3 Sam { 09.08.09 at 6:17 pm }

Oh gosh, please post something funny. Quick.

4 collen { 02.23.10 at 6:28 pm }

interesting!

i’m trying to do something similar…i’m in a band and want a way to easily record and upload rehearsal room jams onto the net without using a laptop.

i want to send a mix from a mixing desk into a phone, using the (smart)phones recording facility to save the incoming audio – trouble is i don’t know how to get a feed into the phone – could i use the yellow video cable trick? it sounds too easy! i don’t have one of those 3 x RCA leads to try it out on, so i wanna know if its gonna work before i buy one. would i just plug headphone out from mixing desk into 3.5mm at one end, and yellow video cable with 3.5mm into phone’s 3.5mm headphone socket?
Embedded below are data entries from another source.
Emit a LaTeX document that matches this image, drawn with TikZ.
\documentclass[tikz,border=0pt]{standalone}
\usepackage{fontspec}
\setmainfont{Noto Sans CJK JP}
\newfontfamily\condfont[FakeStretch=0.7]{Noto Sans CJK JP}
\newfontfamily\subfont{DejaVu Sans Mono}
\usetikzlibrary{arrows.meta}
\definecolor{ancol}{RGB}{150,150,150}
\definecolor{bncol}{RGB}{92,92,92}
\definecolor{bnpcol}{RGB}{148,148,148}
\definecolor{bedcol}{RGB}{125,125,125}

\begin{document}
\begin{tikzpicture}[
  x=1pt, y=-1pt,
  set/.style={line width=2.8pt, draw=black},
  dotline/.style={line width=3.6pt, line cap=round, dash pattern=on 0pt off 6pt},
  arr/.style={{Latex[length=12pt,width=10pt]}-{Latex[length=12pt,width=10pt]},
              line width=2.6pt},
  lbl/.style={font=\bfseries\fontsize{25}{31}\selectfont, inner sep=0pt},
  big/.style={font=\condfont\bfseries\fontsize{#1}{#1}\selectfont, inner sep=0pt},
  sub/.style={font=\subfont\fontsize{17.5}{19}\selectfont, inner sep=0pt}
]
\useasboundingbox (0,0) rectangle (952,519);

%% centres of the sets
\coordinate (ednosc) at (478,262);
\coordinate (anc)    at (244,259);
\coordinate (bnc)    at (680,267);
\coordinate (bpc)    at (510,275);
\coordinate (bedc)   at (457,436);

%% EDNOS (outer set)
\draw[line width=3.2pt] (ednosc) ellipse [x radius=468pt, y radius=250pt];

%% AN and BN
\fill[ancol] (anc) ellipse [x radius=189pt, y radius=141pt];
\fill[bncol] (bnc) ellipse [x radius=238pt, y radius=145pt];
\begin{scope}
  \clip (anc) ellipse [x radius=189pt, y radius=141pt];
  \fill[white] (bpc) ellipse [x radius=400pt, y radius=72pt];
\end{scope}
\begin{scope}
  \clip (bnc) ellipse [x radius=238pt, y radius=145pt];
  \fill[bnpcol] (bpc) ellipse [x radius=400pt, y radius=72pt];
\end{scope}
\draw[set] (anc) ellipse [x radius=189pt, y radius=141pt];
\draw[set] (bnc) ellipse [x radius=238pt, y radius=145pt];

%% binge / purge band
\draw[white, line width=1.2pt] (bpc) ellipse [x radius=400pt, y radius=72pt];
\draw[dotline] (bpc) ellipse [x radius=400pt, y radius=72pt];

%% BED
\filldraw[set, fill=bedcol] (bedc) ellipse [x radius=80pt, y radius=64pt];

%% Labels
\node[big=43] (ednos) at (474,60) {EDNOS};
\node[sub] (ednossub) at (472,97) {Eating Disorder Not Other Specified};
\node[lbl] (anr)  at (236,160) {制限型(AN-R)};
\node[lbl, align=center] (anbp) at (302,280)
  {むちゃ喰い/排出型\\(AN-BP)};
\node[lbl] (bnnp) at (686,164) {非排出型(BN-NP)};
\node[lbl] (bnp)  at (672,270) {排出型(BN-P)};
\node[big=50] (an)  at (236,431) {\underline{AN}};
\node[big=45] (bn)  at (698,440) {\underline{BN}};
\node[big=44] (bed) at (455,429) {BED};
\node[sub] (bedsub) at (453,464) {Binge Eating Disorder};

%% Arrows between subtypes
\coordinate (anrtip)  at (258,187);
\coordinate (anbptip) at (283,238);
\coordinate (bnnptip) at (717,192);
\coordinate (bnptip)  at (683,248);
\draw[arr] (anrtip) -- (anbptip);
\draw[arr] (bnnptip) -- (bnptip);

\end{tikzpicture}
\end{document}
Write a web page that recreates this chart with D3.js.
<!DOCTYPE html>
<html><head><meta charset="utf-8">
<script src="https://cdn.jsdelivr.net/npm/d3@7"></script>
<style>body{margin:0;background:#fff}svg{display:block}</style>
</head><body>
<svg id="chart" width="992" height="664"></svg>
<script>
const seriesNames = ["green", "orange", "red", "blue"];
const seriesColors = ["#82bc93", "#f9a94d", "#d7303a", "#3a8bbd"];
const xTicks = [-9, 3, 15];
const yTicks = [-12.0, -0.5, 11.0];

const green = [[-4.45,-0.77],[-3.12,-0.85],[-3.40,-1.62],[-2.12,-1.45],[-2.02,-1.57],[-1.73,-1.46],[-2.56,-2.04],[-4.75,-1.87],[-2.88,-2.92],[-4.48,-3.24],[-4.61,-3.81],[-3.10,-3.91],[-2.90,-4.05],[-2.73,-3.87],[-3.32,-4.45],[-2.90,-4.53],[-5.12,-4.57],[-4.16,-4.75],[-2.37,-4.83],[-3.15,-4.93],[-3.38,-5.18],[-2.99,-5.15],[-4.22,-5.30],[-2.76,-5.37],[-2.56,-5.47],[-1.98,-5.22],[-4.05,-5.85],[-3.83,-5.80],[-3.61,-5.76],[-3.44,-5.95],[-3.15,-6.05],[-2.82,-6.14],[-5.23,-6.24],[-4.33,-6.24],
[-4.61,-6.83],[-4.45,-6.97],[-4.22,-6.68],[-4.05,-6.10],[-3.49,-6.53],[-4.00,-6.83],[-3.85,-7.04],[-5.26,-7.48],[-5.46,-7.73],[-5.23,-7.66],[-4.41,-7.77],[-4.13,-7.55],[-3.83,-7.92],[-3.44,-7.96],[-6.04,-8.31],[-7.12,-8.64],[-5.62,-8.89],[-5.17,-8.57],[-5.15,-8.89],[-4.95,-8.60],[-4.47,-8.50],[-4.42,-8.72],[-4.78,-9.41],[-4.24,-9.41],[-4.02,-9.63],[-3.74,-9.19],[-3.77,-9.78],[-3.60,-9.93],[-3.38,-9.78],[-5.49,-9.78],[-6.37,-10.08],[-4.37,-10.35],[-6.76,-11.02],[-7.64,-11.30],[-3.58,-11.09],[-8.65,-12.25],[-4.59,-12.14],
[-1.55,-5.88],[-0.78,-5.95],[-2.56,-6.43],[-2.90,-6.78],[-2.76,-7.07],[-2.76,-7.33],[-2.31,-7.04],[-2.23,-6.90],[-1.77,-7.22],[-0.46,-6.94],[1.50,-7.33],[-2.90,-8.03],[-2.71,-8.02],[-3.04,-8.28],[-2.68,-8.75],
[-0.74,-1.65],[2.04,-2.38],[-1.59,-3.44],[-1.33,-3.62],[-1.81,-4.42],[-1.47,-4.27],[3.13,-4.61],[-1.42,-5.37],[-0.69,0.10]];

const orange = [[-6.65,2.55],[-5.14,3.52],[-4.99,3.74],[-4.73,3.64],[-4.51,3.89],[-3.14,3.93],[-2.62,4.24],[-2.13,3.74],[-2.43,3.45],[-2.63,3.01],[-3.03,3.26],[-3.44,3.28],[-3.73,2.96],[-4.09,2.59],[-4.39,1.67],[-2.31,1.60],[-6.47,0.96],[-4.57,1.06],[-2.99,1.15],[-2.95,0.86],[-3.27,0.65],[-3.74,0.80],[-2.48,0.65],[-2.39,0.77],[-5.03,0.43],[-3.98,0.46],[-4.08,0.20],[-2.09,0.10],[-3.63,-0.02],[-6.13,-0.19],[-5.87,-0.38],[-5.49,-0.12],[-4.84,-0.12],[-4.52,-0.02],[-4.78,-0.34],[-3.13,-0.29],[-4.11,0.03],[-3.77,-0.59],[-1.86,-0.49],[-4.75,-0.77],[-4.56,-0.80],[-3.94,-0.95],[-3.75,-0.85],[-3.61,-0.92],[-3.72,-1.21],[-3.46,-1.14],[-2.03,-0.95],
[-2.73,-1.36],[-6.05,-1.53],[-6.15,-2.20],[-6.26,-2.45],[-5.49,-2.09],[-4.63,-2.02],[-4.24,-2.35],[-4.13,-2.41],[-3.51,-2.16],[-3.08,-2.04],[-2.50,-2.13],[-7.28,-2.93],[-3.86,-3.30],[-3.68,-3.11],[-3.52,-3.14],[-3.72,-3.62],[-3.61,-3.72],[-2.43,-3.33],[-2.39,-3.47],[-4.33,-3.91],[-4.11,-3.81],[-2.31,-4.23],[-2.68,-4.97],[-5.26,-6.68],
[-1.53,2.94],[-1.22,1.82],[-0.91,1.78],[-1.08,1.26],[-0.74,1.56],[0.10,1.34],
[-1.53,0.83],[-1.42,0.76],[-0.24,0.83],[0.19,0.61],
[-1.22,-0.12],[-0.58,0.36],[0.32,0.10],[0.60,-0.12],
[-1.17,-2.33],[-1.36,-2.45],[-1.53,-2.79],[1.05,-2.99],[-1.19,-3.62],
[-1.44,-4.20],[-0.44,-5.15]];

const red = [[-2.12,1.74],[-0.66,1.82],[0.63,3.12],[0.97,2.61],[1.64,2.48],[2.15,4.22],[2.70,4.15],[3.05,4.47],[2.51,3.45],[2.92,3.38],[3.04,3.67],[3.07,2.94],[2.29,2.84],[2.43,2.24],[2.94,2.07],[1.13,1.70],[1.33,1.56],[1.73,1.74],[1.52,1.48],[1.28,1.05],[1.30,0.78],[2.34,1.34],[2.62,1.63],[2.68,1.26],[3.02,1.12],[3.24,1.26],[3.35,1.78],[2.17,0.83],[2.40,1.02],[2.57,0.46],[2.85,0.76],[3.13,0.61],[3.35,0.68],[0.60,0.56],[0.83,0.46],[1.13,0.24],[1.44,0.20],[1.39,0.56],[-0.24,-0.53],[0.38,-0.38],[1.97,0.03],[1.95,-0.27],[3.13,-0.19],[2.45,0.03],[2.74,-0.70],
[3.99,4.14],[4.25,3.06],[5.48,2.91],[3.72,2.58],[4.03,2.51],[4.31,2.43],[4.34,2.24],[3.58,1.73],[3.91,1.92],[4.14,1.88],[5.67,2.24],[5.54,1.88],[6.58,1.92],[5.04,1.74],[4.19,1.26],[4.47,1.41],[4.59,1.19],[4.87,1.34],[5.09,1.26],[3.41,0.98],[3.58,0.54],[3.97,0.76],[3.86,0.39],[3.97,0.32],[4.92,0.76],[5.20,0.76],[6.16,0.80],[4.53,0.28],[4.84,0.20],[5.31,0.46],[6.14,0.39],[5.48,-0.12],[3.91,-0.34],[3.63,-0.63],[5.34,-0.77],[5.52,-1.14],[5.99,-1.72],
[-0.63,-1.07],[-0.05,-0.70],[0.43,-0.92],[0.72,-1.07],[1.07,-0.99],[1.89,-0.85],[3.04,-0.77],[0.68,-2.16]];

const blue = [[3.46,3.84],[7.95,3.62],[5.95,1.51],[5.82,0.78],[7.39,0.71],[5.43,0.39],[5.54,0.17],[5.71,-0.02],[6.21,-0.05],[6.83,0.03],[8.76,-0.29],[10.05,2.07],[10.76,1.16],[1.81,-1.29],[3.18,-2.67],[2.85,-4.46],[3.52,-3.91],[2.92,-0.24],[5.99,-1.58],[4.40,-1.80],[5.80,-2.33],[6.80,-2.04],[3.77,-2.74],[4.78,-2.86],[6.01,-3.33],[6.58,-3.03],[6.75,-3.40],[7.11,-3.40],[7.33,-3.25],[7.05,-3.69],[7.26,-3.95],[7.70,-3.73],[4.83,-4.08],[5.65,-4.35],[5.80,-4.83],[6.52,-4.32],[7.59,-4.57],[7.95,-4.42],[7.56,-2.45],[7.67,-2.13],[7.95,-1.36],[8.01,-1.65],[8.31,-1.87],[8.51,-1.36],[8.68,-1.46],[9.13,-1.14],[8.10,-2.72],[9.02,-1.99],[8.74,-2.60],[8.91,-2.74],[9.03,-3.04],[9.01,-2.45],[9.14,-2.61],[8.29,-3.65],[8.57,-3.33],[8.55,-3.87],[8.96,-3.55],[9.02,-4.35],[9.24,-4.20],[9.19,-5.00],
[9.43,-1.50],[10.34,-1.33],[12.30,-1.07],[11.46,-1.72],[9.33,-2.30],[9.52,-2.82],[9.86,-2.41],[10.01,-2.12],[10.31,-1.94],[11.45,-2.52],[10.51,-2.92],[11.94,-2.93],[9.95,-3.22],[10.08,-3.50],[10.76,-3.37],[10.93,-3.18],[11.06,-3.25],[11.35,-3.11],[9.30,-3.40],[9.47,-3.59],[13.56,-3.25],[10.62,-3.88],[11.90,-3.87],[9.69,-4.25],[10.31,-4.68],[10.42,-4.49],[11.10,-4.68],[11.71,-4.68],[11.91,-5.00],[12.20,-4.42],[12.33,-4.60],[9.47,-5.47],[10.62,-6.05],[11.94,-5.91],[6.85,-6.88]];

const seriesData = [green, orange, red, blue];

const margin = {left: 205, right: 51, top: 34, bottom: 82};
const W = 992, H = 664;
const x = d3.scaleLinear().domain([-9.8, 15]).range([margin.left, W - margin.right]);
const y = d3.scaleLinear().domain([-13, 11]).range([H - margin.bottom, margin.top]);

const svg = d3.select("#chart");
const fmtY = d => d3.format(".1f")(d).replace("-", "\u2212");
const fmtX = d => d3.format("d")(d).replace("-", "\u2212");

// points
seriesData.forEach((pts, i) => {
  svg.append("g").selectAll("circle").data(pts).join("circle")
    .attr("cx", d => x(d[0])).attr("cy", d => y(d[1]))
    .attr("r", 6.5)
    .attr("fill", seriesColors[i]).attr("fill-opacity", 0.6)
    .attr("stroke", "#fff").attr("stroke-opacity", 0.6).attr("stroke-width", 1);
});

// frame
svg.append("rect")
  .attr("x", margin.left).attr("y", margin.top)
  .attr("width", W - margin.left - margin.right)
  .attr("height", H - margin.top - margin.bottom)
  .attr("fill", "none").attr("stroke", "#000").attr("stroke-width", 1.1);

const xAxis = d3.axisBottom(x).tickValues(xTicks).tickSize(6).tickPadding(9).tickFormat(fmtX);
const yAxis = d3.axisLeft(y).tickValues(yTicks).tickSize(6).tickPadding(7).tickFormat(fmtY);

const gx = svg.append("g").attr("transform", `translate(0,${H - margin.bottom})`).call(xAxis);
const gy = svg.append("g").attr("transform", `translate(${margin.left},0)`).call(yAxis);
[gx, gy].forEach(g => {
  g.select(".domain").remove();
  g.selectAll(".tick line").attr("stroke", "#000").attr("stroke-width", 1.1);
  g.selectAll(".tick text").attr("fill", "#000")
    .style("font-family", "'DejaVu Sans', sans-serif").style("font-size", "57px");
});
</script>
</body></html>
if this is possible, its going to make mobile recording a WHOLE lot easier!

many thanks!

5 Cliff { 02.24.10 at 11:58 am }

Hi Collen

You should be able to plug the desk straight into the phone using the video cable. The headphone lead goes into the headphone socket and one of the RCA cables works as a mic, the other acts as left and right output for headphones, so you’ll only need one input. Make sure the RCA Jack is compatible with the output socket, otherwise get an adaptor.

The problem you’ll have recording a band is that if there only one mic input, so it will be mono. This means you’ll need to send everything out of the desk through one input, ie put everything out through the left channel if it’s a stereo output, or make sure the output is mono overall.

If you want a stereo recording device, don’t use your phone and but a stereo dictatophone instead or a pc.

There are many packages that allow you to upload your audio to hosting services on the web straight from a phone you can upload it without using a computer.

I still think mobile phone recording has a long way to go, because we’re all using hacks to solve these things, but it will improve.

All the best and thanks for getting in touch.

6 I Am Idiot { 10.20.10 at 9:52 pm }

Hi Cliff, we’ve split jam and HP sauce on our mixing desk. Will this affect the recording?

7 Hammers { 01.02.12 at 7:39 am }

@I Am Idiot – I had that problem too, but you can download an app for that now.

@Cliff – thanks for the info – I’m looking at filming/recording a phone interview shortly. Sounds like this will work for me. Kewl.